The problem Write a matlab script or function that takes in a binary image of a token (a single symbol, either diamond, oval, or squiggle). It should then output the name of the input symbol (or a number representing the particular symbol that was seen). You can assume that only those three symbols will be input, but you should not assume anything about their size, location, or orientation with respect to the surrounding image. A database of images of the Set symbols is available in

/cs/cs153/Images/a3/Set

or can be downloaded as a tar file from this link.

in which there are 21 examples of diamonds, ovals, and squiggles of various sizes and in various orientations. The files are named L#.jpg, where L is one of the letters 'o', 'd', or 's' (for oval, diamond, or squiggle) and # is a number from 1 to 21. Thes images are grayscale, but they are not yet binary... you will need to threshold them in order to get binary images to interpret. This is an important step to preserve, because thresholding, in general, introduces noise into the symbols' shapes, and the system should be insensitive to that noise.

Suggested approach This problem is asking you to take a statistical approach to shape recognition. As a result, there are two main parts to consider. First, you may want to try several different statistical measures of the three shapes in a variety of poses and sizes in order to separate them as cleanly as possible. In class, we mentioned several such measures; you should also feel free to investigate ones of your own design. Second, analogous to the color-histogram-based recognition section prior to this one, you will need to determine how your system will decide which class to categorize new data into. Again, a number of possibilities are available: nearest mean, nearest neighbor(s), and maximum likelihood estimation (assuming Normally distributed clusters). Depending on how ambitious you feel, you might instead want to consider using neural networks (Matlab has a full set of built-in resources for supporting them). That and other possibilities are considered in the extensions.

In your results, be sure to include links to your code, a confusion matrix from the examples you tested (your confusion matrix should be 3x3), and a short rationale behind your system's design.

Results:

Structural Object Recognition and Decision Trees

One simplifying characteristic in the previous problem is that the symbols to be identified were all machine-printed. Handwritten symbols add an additional layer of complexity to identifying distinct classes of symbols; often a qualitative, or structural, approach works better in such cases.

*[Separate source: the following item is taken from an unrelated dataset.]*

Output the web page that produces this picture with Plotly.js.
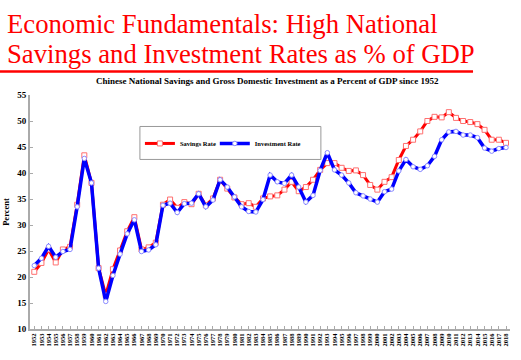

Distinguishing letters For this problem, choose a subset of at least 10 letters of the alphabet that your system will distinguish. (If you would like to tackle all 26, that certainly would be considered a sufficient extension to this assignment.) If you do choose to use a subset of the alphabet, you might want to consider what structural properties you plan to use to distinguish the letters as you choose the letters themselves.

Structural Features Next, choose at least three structural features with which to distinguish the characters you decided on above. You may want to use more than three to more effectively deciode between the characters in your set. In class, we discussed a number of different discrete attributes with which you might distinguish handwritten letters. Those included

Any of the continuous, statistical shape parameters, discretized into a small number of categories. For example, "high" vs. "low" aspect ratio.
Background regions within the convex hull of the characeters, i.e. "convex deficiencies." In particular, you might use the following:
the types of background regions (lake vs. bay)
the number of background regions
the general size of background regions
the locations or relative locations of those regions
characteristics of their shape (convexity)

In addition, keep in mind that each character need not have only a single description in terms of these structural features.

Building the decision tree Write matlab functions (or scripts) that input a binary images of a single character and output that character's value for each of the structural features you've chosen. For at least 5 of each letter you're working with, compute their structural features and include the results in a table (a link to an ascii file is fine) in the results section below. For example, a couple of lines from such a table might look like the following:

Letter     Types/Locations of lakes/bays      Size
------     -----------------------------      ----
  Q        0 (center)                          L
  R        0 (top), 4 (right), 1 (bottom)     M,S,S

Here, the encodings ( 0 = lake, 1 = south-facing bay, 2 = west-facing bay, 3 = north-facing bay, 4 = east-facing bay, L = large, M = medium, S = small ) are being used. Feel free to put together your own representation.

With the data from this table, compute the best first attribute on which to build a decision tree. That is, which attribute provides the most information about which character is present? How much better is that attribute than the others you considered?

Which attribute provides the most information, as a percent of the maximum possible information that attribute could provide (given the number of different values it can take)? For example, a two-value attribute can provide at most 1 bit of information, while an eight-value atribute could provide up to 3 bits of information. If each provides 0.5 bits, the former, binary attribute is 50% as effective as it might be, while the eight-ary (octal?) attribute is only 6.25% as effective as it could be.

Finally, create a decision tree (it need not be completely optimal, if that decreases its flexibility) for recognizing the letters in your set. Try it on several additional letters of each type. What recognition rates does your system produce? Be sure to include the table of data, the information-theoretic "best" attributes, the decision tree, and these recognition results in the section below.